The enet module is not yet written, but enet provides a multichannel abstraction over a socket with the additional possibility of a lossy option and portions of a drop-oldest facility. A similar protocol will likely be used with enet, but this is still in the planning stages.


Application Message Serialization

Routing header

The beginning of an application message should start with a header for message routing. The header consists of a set of message fields with id's.

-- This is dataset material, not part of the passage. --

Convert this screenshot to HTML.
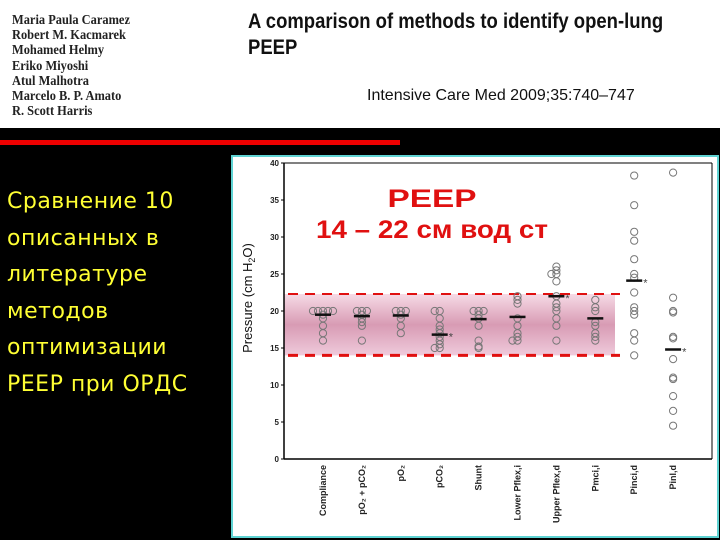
<!DOCTYPE html>
<html><head><meta charset="utf-8"><style>
body{margin:0;width:720px;height:540px;background:#000;position:relative;overflow:hidden;font-family:"Liberation Sans",sans-serif}
#top{position:absolute;left:0;top:0;width:720px;height:128px;background:#fff}
.auth{position:absolute;left:12px;top:12px;font-family:"Liberation Serif",serif;font-size:13.5px;line-height:15.2px;color:#222;font-weight:bold;transform:scaleX(0.92);transform-origin:left top}
.title{position:absolute;left:248px;top:9px;font-size:21px;font-weight:bold;line-height:26px;color:#111;transform:scaleX(0.88);transform-origin:left top;white-space:nowrap}
.journal{position:absolute;left:367px;top:87px;font-size:16px;color:#111}
#redline{position:absolute;left:0;top:140px;width:400px;height:5px;background:#e00}
#left{position:absolute;left:7px;top:184px;color:#ffff33;font-family:"DejaVu Sans",sans-serif;font-size:22px;line-height:36.5px;letter-spacing:0.5px}
#panel{position:absolute;left:231px;top:155px;width:484px;height:379px;background:#fff;border:2px solid #5fd3d3}
svg{position:absolute;left:0;top:0}
</style></head><body>
<div id="top">
<div class="auth">Maria Paula Caramez<br>Robert M. Kacmarek<br>Mohamed Helmy<br>Eriko Miyoshi<br>Atul Malhotra<br>Marcelo B. P. Amato<br>R. Scott Harris</div>
<div class="title">A comparison of methods to identify open-lung<br>PEEP</div>
<div class="journal">Intensive Care Med 2009;35:740–747</div>
</div>
<div id="redline"></div>
<div id="left">Сравнение 10<br>описанных в<br>литературе<br>методов<br>оптимизации<br>PEEP при ОРДС</div>
<div id="panel"></div>
<svg width="720" height="540" id="chart"></svg>
<script>
const categories=["Compliance","pO2 + pCO2","pO2","pCO2","Shunt","Lower Pflex,i","Upper Pflex,d","Pmci,i","Pinfl,d","Pinfl,d2"];
const labels=["Compliance","pO₂ + pCO₂","pO₂","pCO₂","Shunt","Lower Pflex,i","Upper Pflex,d","Pmci,i","Pinci,d","Pinl,d"];
const points=[
[20,20,20,20,20,19.5,19,18,17,16],
[20,20,20,19.5,19,18.5,18,16],
[20,20,20,19.5,19,18,17],
[20,20,19,18,17.5,17,16.5,16,15.5,15,15],
[20,20,20,19.5,19,18,16,15.2,15],
[22,21.5,21,19,18,17,16.5,16,16],
[26,25.5,25,25,24,22,21,20.5,20,19,18,16],
[21.5,20.5,20,18.5,18,17,16.5,16],
[38.3,34.3,30.7,29.5,27,25,24.5,22.5,20.5,20,19.5,17,16,14],
[38.7,21.8,20,19.8,16.5,16.3,13.5,11,10.8,8.5,6.5,4.5]];
const medians=[19.5,19.3,19.4,16.8,18.9,19.2,22,19,24.1,14.8];
const starred=[false,false,false,true,false,false,true,false,true,true];
const yTicks=[0,5,10,15,20,25,30,35,40];
const bandLow=14, bandHigh=22.3;
const svg=document.getElementById('chart');const NS="http://www.w3.org/2000/svg";
const X0=284,X1=712,Y0=459,Y1=163;
const y=v=>Y0-(v/40)*(Y0-Y1);
const x=i=>323+i*38.9;
function el(t,a,p){const e=document.createElementNS(NS,t);for(const k in a)e.setAttribute(k,a[k]);(p||svg).appendChild(e);return e;}
const defs=el('defs',{});
const g=el('linearGradient',{id:'bg',x1:0,y1:0,x2:0,y2:1},defs);
el('stop',{offset:'0','stop-color':'#f6dbe6'},g);el('stop',{offset:'0.5','stop-color':'#d89bb4'},g);el('stop',{offset:'1','stop-color':'#efcadb'},g);
let b=el('rect',{x:X0,y:y(bandHigh),width:331,height:y(bandLow)-y(bandHigh),fill:'url(#bg)'});

[bandHigh,bandLow].forEach((v,k)=>{const l=el('line',{x1:X0+4,x2:X0+336,y1:y(v),y2:y(v),stroke:'#e01010','stroke-width':k?3:2,'stroke-dasharray':'10 7'});
});
el('line',{x1:X0,y1:Y1,x2:X0,y2:Y0,stroke:'#000','stroke-width':1.5});
el('line',{x1:X0,y1:Y0,x2:X1,y2:Y0,stroke:'#000','stroke-width':1.5});
el('line',{x1:X0,y1:Y1,x2:X1,y2:Y1,stroke:'#000','stroke-width':1});
el('line',{x1:X1,y1:Y1,x2:X1,y2:Y0,stroke:'#000','stroke-width':1});
yTicks.forEach(v=>{el('line',{x1:X0-3,x2:X0,y1:y(v),y2:y(v),stroke:'#000'});
const t=el('text',{x:X0-5,y:y(v)+3,'font-size':8,'font-weight':'bold','text-anchor':'end',fill:'#222'});t.textContent=v;
});
const yt=el('text',{x:0,y:0,'font-size':13,'text-anchor':'middle',fill:'#111',transform:'translate(252,298) rotate(-90)'});
yt.innerHTML='Pressure (cm H<tspan font-size="9" dy="3">2</tspan><tspan dy="-3">O)</tspan>';

points.forEach((arr,i)=>{const cnt={};
arr.forEach(v=>{cnt[v]=(cnt[v]||0)+1;const n=cnt[v];const off=n===1?0:(n%2?1:-1)*Math.floor(n/2)*5;
const c=el('circle',{cx:x(i)+off,cy:y(v),r:3.6,fill:'none',stroke:'#777','stroke-width':1});
});
const m=el('line',{x1:x(i)-8,x2:x(i)+8,y1:y(medians[i]),y2:y(medians[i]),stroke:'#111','stroke-width':2.5});

if(starred[i]){const s=el('text',{x:x(i)+9,y:y(medians[i])+6,'font-size':11,fill:'#444'});s.textContent='*';}
const t=el('text',{x:0,y:0,'font-size':9,'font-weight':'bold','text-anchor':'end',fill:'#222',transform:`translate(${x(i)+3},465) rotate(-90)`});
t.textContent=labels[i];});
[['PEEP',207,89],['14 – 22 см вод ст',238,232]].forEach(([s,yy,w])=>{const t=el('text',{x:432-w/2,y:yy,'font-size':25,'font-weight':'bold',fill:'#e01010',textLength:w,lengthAdjust:'spacingAndGlyphs'});t.textContent=s;
});
</script>
</body></html>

These message fields have ID's between 1 and 6 (inclusive) and 1536 and 1791, stored in numerical order.

The message fields are individually serialized as protocol buffers fields http://code.google.com/apis/protocolbuffers/docs/encoding.html

The currently defined fields are 1) source object, stored as a variable length array of up to 16 bytes, zero padded 2) destination object, stored as a variable length array of up to 16 bytes, zero padded 3) source port, stored as a base 128 variable length up to 32 bit integer 4) destination port, stored as a base 128 variable length up to 32 bit integer 1536) [extension] source space, stored as a variable length array of up to 16 bytes 1537) [extension] destination space, stored as a variable length array of up to 16 bytes

RPC header [optional]

The rpc header follows the routing header and defines fields in the range from 7 to 8 and from 1792 to 2560 Currently defined fields are 7) message id (uint64) 8) message response id (uint64) indicating one reply to a given message 1792) Return Status (enum)

Once a field outside the Routing and RPC headers is encountered, the header parsing is halted and the rest of the message is considered an user level message.

Sending a message id gives the other side the chance to reply in turn with a matching message response id. More than one reply may be matched with a particular message id (as in the case of a standing query, or a persistence request of which some values were in a cache and others needed fetching)

User Message

The user portion of the message is considered a PBJ message. By default the message is a protocol buffer encoded message. However, if the type of the first byte encountered is an illegal Protocol buffer type, then that byte switches PBJ into one of its advanced modes (for thrift or MXP) [currently unimplemented].